[Source code of charts]
- - - - - - -

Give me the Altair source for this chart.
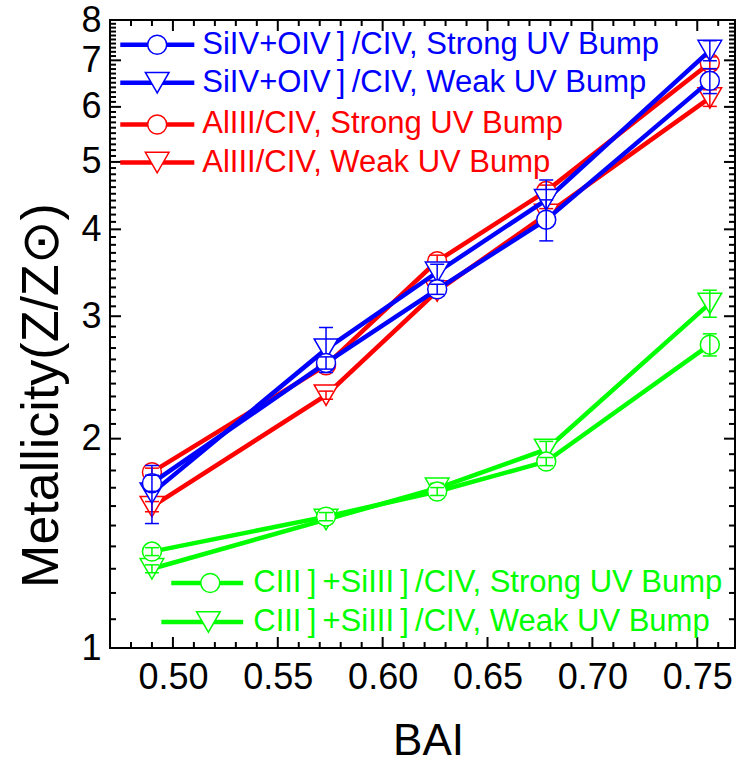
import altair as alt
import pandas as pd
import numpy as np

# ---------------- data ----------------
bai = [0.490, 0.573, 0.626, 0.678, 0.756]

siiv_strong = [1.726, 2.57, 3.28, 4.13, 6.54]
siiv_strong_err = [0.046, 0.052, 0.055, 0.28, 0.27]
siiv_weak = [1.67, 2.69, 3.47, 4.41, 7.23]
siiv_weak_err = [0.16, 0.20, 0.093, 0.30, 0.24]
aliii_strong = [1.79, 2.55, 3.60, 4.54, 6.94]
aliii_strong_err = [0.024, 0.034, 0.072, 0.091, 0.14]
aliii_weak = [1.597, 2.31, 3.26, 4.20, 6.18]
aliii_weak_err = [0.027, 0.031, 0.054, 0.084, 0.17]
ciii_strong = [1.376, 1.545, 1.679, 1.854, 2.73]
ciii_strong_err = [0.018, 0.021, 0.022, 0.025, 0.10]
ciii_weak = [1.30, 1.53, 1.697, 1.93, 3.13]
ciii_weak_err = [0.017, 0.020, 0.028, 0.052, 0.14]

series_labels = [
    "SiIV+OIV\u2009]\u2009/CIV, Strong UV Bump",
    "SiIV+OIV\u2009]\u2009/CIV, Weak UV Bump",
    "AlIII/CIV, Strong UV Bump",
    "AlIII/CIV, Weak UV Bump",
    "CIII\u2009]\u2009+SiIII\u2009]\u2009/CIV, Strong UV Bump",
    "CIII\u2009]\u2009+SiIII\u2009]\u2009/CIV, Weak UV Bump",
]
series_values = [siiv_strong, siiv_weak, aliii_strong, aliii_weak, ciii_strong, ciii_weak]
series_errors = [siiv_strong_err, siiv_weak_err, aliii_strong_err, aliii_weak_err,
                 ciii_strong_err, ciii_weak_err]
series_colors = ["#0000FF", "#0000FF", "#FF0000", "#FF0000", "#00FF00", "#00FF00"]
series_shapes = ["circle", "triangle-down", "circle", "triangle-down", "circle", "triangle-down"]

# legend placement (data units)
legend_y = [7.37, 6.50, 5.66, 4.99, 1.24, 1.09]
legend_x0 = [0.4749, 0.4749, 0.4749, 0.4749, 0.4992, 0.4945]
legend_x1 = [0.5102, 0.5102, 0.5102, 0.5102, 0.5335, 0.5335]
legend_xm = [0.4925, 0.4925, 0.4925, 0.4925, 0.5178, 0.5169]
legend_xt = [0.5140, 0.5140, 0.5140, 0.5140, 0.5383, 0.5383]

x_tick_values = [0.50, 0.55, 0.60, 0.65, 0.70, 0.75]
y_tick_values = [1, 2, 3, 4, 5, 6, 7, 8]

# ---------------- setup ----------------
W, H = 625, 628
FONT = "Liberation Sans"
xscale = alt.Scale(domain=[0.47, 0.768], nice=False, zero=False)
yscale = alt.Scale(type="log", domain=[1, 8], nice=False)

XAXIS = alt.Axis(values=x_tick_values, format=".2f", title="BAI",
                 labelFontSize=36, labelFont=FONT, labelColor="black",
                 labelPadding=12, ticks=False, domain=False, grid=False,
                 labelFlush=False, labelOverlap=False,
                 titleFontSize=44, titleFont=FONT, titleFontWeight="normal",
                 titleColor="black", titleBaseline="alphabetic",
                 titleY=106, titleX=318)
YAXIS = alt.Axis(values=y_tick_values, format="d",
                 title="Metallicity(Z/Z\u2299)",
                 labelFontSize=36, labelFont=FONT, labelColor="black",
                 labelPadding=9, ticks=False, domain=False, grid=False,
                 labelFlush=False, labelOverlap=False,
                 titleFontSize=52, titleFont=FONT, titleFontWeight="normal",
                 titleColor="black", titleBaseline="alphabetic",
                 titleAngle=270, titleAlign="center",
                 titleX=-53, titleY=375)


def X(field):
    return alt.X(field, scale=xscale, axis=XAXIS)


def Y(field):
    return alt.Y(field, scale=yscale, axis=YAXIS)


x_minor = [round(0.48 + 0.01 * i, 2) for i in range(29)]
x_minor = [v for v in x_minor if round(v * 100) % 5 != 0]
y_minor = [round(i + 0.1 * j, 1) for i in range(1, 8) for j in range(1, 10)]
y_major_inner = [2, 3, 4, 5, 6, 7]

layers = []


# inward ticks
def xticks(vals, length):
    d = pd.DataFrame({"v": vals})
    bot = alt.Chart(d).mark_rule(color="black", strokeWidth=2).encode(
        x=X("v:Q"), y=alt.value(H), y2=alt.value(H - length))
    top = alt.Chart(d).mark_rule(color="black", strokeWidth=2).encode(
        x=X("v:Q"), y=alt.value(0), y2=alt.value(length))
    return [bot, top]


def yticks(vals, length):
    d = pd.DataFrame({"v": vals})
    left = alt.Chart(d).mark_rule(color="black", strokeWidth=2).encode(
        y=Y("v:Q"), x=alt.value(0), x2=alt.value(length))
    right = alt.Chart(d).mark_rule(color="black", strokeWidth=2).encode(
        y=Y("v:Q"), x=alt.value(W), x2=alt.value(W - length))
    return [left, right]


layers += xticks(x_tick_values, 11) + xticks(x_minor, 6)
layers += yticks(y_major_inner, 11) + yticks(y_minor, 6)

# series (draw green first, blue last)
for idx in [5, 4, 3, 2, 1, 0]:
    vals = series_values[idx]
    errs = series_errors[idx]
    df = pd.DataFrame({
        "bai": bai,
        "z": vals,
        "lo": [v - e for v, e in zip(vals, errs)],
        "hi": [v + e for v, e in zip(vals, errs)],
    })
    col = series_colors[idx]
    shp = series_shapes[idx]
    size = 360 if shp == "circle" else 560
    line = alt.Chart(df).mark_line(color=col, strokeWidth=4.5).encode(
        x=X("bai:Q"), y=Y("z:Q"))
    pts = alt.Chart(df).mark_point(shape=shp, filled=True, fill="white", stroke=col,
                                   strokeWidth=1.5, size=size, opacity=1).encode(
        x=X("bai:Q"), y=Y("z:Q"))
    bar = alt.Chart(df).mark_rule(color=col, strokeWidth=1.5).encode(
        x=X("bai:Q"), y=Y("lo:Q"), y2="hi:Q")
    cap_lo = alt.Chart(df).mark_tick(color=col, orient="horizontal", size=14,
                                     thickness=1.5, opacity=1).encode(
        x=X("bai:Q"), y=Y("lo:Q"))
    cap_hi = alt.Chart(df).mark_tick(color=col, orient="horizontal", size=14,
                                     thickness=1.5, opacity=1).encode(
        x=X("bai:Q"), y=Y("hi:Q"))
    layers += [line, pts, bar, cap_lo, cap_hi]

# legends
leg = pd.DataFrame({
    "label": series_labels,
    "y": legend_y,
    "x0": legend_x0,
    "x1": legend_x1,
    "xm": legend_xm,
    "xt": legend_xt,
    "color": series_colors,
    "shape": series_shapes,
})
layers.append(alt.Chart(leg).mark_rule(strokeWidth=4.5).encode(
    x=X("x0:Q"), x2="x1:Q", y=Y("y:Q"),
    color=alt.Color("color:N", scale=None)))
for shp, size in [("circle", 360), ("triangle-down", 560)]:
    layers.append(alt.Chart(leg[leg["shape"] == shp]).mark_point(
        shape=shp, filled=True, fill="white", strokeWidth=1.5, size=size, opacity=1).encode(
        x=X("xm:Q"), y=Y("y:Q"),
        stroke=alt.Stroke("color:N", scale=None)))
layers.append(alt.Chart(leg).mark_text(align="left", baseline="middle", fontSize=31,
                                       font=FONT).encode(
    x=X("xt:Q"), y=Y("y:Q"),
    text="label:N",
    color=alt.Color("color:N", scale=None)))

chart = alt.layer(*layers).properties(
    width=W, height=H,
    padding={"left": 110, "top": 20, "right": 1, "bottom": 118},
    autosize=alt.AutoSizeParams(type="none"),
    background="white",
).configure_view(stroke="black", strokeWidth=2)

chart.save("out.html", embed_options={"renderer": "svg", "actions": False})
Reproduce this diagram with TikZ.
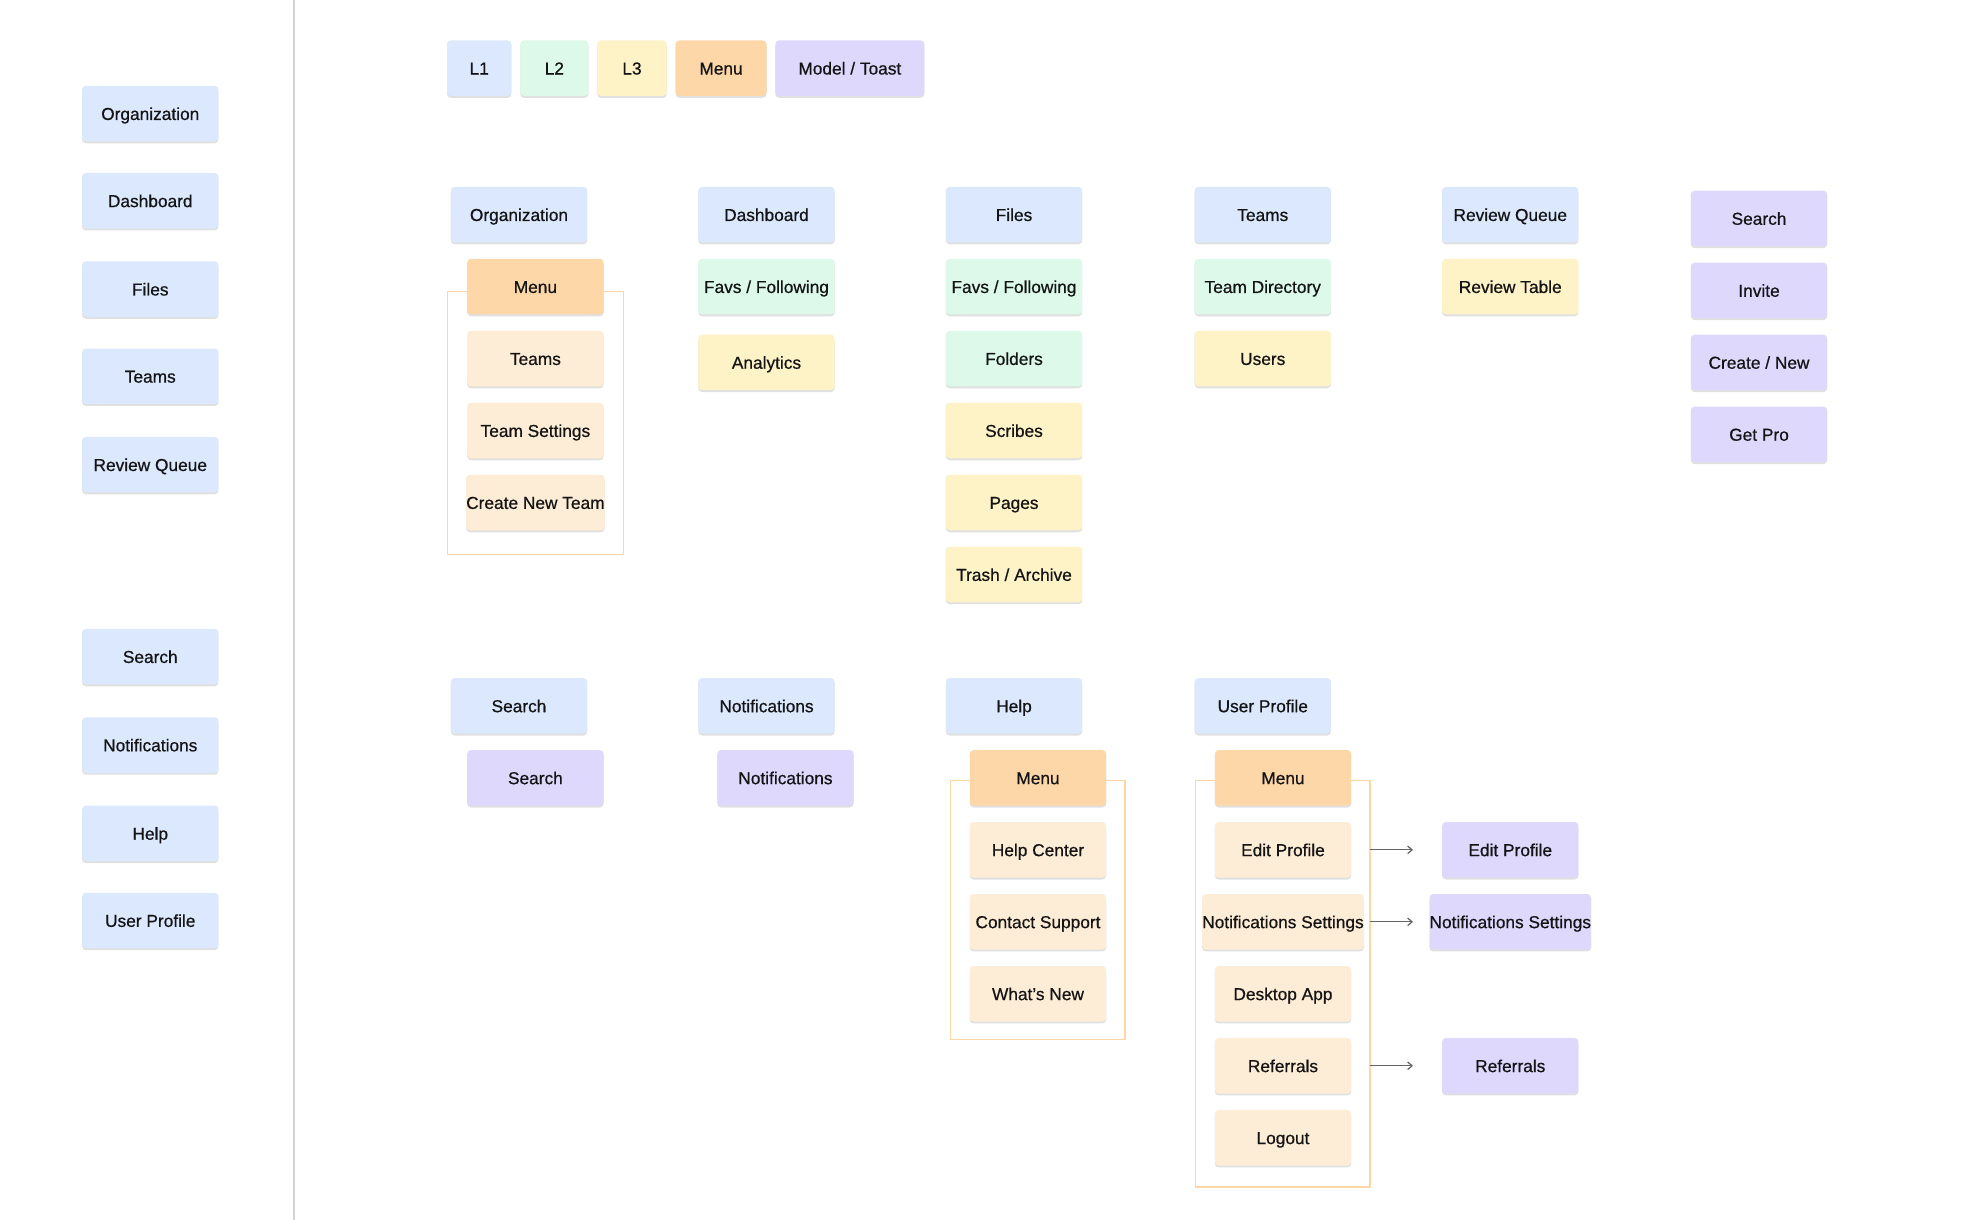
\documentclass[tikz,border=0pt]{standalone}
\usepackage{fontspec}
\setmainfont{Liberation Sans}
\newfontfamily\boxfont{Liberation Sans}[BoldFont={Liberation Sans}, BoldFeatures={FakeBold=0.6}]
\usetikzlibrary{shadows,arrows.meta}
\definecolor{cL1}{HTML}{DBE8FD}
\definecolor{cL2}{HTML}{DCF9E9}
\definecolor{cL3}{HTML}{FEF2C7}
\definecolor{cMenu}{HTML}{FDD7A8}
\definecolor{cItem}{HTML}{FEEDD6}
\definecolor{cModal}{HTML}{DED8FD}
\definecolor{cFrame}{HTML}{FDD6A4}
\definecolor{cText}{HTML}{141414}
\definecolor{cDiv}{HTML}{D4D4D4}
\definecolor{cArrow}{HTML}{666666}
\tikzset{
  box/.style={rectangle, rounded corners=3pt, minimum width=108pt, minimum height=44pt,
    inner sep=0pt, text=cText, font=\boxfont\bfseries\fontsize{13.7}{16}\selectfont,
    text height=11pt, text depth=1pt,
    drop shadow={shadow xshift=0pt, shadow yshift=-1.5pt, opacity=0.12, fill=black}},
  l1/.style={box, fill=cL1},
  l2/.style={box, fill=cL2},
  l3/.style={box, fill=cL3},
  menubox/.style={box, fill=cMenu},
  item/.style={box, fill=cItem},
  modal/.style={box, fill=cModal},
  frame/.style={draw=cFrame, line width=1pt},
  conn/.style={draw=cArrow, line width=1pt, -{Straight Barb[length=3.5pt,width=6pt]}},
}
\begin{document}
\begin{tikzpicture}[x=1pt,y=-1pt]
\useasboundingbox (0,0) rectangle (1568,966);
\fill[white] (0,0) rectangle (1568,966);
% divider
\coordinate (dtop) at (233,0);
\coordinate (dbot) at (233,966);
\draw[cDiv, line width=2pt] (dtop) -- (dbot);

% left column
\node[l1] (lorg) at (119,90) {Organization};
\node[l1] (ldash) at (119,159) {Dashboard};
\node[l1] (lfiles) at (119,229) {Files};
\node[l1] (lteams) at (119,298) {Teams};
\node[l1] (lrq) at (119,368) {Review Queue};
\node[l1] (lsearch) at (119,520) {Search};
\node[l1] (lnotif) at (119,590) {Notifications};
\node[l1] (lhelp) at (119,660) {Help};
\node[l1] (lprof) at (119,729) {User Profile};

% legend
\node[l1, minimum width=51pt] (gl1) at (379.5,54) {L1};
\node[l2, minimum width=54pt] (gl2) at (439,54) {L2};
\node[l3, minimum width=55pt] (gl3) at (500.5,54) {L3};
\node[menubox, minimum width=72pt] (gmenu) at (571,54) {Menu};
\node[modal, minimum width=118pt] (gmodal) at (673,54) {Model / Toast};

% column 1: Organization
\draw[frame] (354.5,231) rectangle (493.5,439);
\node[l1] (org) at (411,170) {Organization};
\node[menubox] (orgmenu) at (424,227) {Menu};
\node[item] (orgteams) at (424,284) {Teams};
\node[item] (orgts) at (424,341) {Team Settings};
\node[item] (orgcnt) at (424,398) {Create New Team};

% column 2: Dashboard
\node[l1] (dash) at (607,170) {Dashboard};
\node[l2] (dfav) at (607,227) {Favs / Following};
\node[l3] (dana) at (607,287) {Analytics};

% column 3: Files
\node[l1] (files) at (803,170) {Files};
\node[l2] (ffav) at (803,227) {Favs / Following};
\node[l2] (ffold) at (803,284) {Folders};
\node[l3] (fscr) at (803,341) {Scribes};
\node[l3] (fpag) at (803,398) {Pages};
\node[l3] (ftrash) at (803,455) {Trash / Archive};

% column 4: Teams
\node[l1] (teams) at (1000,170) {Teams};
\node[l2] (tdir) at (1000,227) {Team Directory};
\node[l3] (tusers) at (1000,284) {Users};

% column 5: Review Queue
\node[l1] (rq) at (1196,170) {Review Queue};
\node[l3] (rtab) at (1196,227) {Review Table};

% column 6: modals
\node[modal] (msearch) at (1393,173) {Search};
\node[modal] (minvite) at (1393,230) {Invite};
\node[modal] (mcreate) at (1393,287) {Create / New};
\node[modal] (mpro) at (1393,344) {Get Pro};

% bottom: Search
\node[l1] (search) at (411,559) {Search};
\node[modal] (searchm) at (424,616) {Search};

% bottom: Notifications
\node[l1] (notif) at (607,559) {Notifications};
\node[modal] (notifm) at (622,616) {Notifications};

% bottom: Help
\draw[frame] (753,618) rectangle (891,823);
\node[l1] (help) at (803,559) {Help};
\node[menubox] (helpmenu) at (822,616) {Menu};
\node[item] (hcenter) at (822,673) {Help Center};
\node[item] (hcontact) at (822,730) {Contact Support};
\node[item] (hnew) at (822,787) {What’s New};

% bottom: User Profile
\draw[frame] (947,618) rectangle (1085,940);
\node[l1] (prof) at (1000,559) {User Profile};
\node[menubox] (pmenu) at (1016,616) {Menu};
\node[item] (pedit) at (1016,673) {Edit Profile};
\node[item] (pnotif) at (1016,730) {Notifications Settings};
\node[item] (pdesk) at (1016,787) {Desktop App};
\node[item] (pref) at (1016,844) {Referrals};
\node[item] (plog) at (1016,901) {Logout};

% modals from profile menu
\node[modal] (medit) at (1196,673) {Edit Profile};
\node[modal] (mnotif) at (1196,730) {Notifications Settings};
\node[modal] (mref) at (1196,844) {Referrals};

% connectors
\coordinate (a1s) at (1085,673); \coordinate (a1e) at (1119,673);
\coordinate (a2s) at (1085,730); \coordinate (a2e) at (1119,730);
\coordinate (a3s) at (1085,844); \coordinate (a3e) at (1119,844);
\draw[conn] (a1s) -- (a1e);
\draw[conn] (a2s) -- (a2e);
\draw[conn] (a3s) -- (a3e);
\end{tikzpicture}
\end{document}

- - - - - - -

* [PROBLEM TO WORK ON]: Both the first line of the records above and the line containing "ciii_weak_err = [0.017, 0.020, 0.028, 0.052, 0.14]" belong in the copy; please return them and every line between, exactly, minus the pictures.

* [FULL SOLUTION]:
Give me the Altair source for this chart.
import altair as alt
import pandas as pd
import numpy as np

# ---------------- data ----------------
bai = [0.490, 0.573, 0.626, 0.678, 0.756]

siiv_strong = [1.726, 2.57, 3.28, 4.13, 6.54]
siiv_strong_err = [0.046, 0.052, 0.055, 0.28, 0.27]
siiv_weak = [1.67, 2.69, 3.47, 4.41, 7.23]
siiv_weak_err = [0.16, 0.20, 0.093, 0.30, 0.24]
aliii_strong = [1.79, 2.55, 3.60, 4.54, 6.94]
aliii_strong_err = [0.024, 0.034, 0.072, 0.091, 0.14]
aliii_weak = [1.597, 2.31, 3.26, 4.20, 6.18]
aliii_weak_err = [0.027, 0.031, 0.054, 0.084, 0.17]
ciii_strong = [1.376, 1.545, 1.679, 1.854, 2.73]
ciii_strong_err = [0.018, 0.021, 0.022, 0.025, 0.10]
ciii_weak = [1.30, 1.53, 1.697, 1.93, 3.13]
ciii_weak_err = [0.017, 0.020, 0.028, 0.052, 0.14]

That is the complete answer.